Given how things are reportedly going for the pair (and their co-founder Hiroki Takeuchi), GoCardless’s next offices are set to be rather swankier. Founded in January 2011, the start-up has grown by 50 per cent every month since its launch. Developed at Silicon Valley-based tech-accelerator Y-Combinator, GoCardless closed an initial £1-million funding round at the end of last year, led by Accel Partners and Passion Capital. Although the team won’t confirm it, it’s understood that a further round of (Series A) funding is likely to be announced soon.

GoCardless is an online direct debit platform which simplifies the collection of regular payments

A range of tech start-ups, including Twitter co-founder Jack Dorsey’s Square, Stripe and Braintree, are jockeying to reboot different aspects of payments. But US-based Dwolla and GoCardless are the key players in the race to build proprietary systems which aim to turn plastic cards, readers and other hardware into historical artefacts.

GoCardless is described by its founders as an online direct debit platform which simplifies the collection of regular payments. It charges users a flat fee of 1 per cent per transaction, capped at £2. The company partners with a number of online accountancy providers, such as Kashflow and Freeagent, plugging into their payment options.

A couple of factors have played into the GoCardless team’s hands. The first was the 2009 Payments Service Directive (PSD), which opened up payments in the EU to new, potentially disruptive suppliers. Another is fast-changing technology which web-based start-ups are best placed to exploit.

“The wave of tech companies now innovating in this area can leverage cool ways, like using social networks or browser footprinting, to tell whether people are who they say they are, which traditional payments companies wouldn’t be doing,” explains Mr Robinson.

GoCardless, for example, have built their own anti-fraud tool. “There are so many things like that we can do, but we’re not going to tell you about them, otherwise we’ll have to design some new ones,” he smiles.

Start-up business plans are rarely worth the printer toner expended upon them and GoCardless’s early iterations wrongly identified consumer-facing transactions, including card-based subscriptions to services like Spotify or LOVEFiLM as their focus.

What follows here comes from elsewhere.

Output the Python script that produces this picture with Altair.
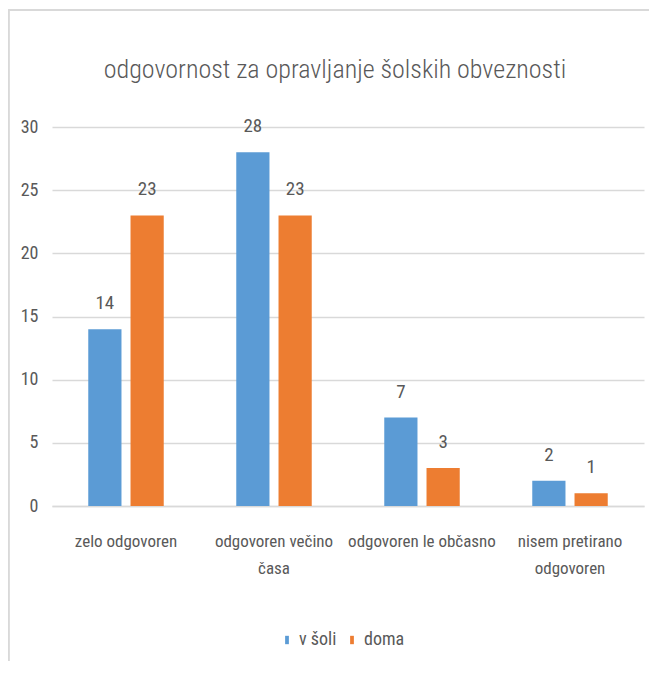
import json
import altair as alt
import pandas as pd

categories = ["zelo odgovoren", "odgovoren večino časa", "odgovoren le občasno", "nisem pretirano odgovoren"]
label_lines = [["zelo odgovoren"], ["odgovoren večino", "časa"], ["odgovoren le občasno"], ["nisem pretirano", "odgovoren"]]
series = ["v šoli", "doma"]
v_soli = [14, 28, 7, 2]
doma = [23, 23, 3, 1]
y_ticks = [0, 5, 10, 15, 20, 25, 30]
colors = ["#5B9BD5", "#ED7D31"]
title_text = "odgovornost za opravljanje šolskih obveznosti"

rows = []
for c, a, b in zip(categories, v_soli, doma):
    rows.append({"cat": c, "series": series[0], "value": a})
    rows.append({"cat": c, "series": series[1], "value": b})
df = pd.DataFrame(rows)

FONT = "Roboto Condensed, Liberation Sans Narrow, Roboto, sans-serif"
TEXT = "#595959"
GRID = "#d9d9d9"

expr = ""
for c, lines in zip(categories, label_lines):
    expr += f"datum.value === {json.dumps(c, ensure_ascii=False)} ? {json.dumps(lines, ensure_ascii=False)} : "
expr += "datum.value"

x = alt.X("cat:N", sort=categories,
          scale=alt.Scale(paddingInner=0.49, paddingOuter=0.245),
          axis=alt.Axis(title=None, labelAngle=0, ticks=False, domainColor=GRID, domainWidth=1.5,
                        labelExpr=expr, labelPadding=27, labelFontSize=17, labelColor=TEXT,
                        labelFont=FONT, labelLineHeight=27, labelLimit=0))
xo = alt.XOffset("series:N", sort=series, scale=alt.Scale(paddingInner=0.214, paddingOuter=0))
y = alt.Y("value:Q", scale=alt.Scale(domain=[0, 30], nice=False),
          axis=alt.Axis(values=y_ticks, title=None, domain=False, ticks=False, gridColor=GRID,
                        gridWidth=1.5, labelFontSize=18, labelColor=TEXT, labelFont=FONT,
                        labelPadding=14))

base = alt.Chart(df)
bars = base.mark_bar().encode(
    x=x, xOffset=xo, y=y,
    color=alt.Color("series:N", sort=series,
                    scale=alt.Scale(domain=series, range=colors),
                    legend=alt.Legend(orient="none", legendX=226, legendY=504, direction="horizontal",
                                      title=None, labelFontSize=18, labelColor=TEXT, labelFont=FONT,
                                      symbolType="M-0.45,-1L0.45,-1L0.45,1L-0.45,1Z", symbolSize=70,
                                      symbolStrokeWidth=0, labelOffset=3, columnPadding=6)),
)
labels = base.mark_text(dy=-20, baseline="alphabetic", fontSize=19, color=TEXT, font=FONT).encode(
    x=x, xOffset=xo, y=y, text="value:Q")

frame_left = base.mark_rule(color=GRID, strokeWidth=1.5).encode(
    x=alt.value(-43.5), y=alt.value(-117), y2=alt.value(534))
frame_top = base.mark_rule(color=GRID, strokeWidth=1.5).encode(
    x=alt.value(-43.5), x2=alt.value(597), y=alt.value(-117))

chart = alt.layer(frame_left, frame_top, bars, labels).properties(
    width=592, height=379,
    title=alt.TitleParams(title_text, fontSize=26, font=FONT, color=TEXT, fontWeight=300,
                          anchor="middle", offset=0, dy=74, dx=-13),
    autosize=alt.AutoSizeParams(type="none"),
    padding={"left": 44, "top": 119, "right": 5, "bottom": 163},
    background="white",
).configure_view(stroke=None)

chart.save("out.html", embed_options={"renderer": "svg", "actions": False})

“The problem is those services are already very competitive with their rates, which means you are competing over fractions of pennies,” says Mr Blomfield. “Rather than try to compete at mass-market payments, where we’ve really found a lot of traction is in smaller business or B2B [business-to-business] transactions. Our typical merchant [client] might be a web-hosting company that takes payment from a few hundred businesses, with the amounts varying every month. Until now that was an arduous, manual process. What we’re offering is ease-of-use and time-saving for a human being.”

Mr Robinson adds: “Not only could we add the most value there, we also realised it was a huge and underserved market. So it makes sense to stay really focused on it and smash it out of the park.”

GoCardless by numbers 

Founded: 2011

Staff: 12

Investment so far: £1m  

Participating merchants: 2,500+

Growth rate: 50% every month since launch.